Si ce risque est plausible s'agissant d'associations, il ne l'est pas concernant les collectivités territoriales et les établissements publics qui sollicitent des dons pour leurs projets, à la condition qu'ils soient identifiés par les plateformes de financement participatif.
C'est la raison pour laquelle il est proposé d'exonérer les plateformes de l'obligation de réaliser des « dues diligences » vis-à-vis des donateurs dans les projets de don des collectivités locales et établissements publics, dès lors que ces-derniers sont identifiés.
Ce dispositif offre en contrepartie d'importantes garanties à l'état avec notamment l'exigence de disposer d'une autorisation spécifique afin d'exercer en qualité d'opérateur en financement participatif sous peine de commission d'un délit ainsi qu'une interdiction des taux usuraires pour tout contrat de financement participatif conclu.

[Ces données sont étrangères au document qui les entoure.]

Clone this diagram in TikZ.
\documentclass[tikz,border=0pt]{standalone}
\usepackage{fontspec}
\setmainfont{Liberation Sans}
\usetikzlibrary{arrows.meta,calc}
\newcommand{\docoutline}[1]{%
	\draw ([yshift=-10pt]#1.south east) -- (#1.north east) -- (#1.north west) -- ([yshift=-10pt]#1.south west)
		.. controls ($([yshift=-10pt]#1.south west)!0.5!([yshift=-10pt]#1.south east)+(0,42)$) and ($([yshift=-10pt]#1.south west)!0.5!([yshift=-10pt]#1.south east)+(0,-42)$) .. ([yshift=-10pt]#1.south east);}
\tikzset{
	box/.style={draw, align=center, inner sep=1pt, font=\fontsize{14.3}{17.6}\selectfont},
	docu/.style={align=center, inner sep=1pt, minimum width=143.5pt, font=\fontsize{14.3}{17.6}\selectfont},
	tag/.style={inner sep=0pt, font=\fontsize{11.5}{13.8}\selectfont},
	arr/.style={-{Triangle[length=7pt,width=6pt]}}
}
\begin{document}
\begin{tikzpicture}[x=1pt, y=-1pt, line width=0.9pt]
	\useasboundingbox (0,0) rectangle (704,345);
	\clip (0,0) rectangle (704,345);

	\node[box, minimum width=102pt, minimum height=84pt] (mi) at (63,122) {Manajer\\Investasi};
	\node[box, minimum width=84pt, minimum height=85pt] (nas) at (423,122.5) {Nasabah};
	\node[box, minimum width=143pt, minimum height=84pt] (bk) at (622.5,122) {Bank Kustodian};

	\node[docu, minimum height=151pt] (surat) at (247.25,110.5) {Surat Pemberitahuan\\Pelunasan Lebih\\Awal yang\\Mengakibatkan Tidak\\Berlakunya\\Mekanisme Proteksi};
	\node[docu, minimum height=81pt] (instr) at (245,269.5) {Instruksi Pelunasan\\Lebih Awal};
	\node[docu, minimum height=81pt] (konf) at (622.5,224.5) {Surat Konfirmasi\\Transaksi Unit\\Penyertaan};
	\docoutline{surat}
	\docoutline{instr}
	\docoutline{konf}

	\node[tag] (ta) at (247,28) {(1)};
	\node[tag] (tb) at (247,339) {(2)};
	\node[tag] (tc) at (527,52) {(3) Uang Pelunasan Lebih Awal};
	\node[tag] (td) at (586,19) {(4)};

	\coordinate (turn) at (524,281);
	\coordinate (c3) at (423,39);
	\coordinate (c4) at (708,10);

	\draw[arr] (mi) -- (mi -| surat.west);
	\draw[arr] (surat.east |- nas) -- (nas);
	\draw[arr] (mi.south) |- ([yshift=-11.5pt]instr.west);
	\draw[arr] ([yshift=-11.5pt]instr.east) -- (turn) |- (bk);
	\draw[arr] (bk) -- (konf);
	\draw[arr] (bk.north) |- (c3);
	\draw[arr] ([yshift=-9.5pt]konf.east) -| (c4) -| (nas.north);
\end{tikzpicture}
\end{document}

Dès lors, et en ce qui concerne le régime d'autorisation spécifique pour exercer en qualité d'opérateur en financement participatif public, l'amendement distingue trois acteurs différents : 1° Ceux qui n'ont jamais offert de prestation à l'égard du secteur public ; 2° Ceux qui en ont déjà offert, mais à titre essentiellement accessoire ; et 3° ceux qui en ont offert à titre d'activité principale. Dans ces trois cas, l'autorisation spéciale à délivrer prend en compte un critère de réalité économique pour ne pas bouleverser leur activité. Dès lors, pour ceux qui n'ont jamais offert de prestation à l'égard du secteur public, l'autorisation spéciale est à demander au plus tôt, et l'administration dispose d'un délai de quatre mois pour statuer sur la demande. Lorsque le financement participatif a déjà été fourni aux acteurs du service public, mais à titre d'activité accessoire, l'opérateur dispose d'un délai de cinq mois pour se manifester auprès de l'administration laquelle devra examiner l'objet de la demande sous deux mois. Enfin, en ce qui concerne les opérateurs ayant, à titre principal, fourni de telles prestations aux acteurs du secteur public pendant un an moins, avant la promulgation de la présente Loi, cette autorisation est de droit, sous réserves d'observer des conditions strictes.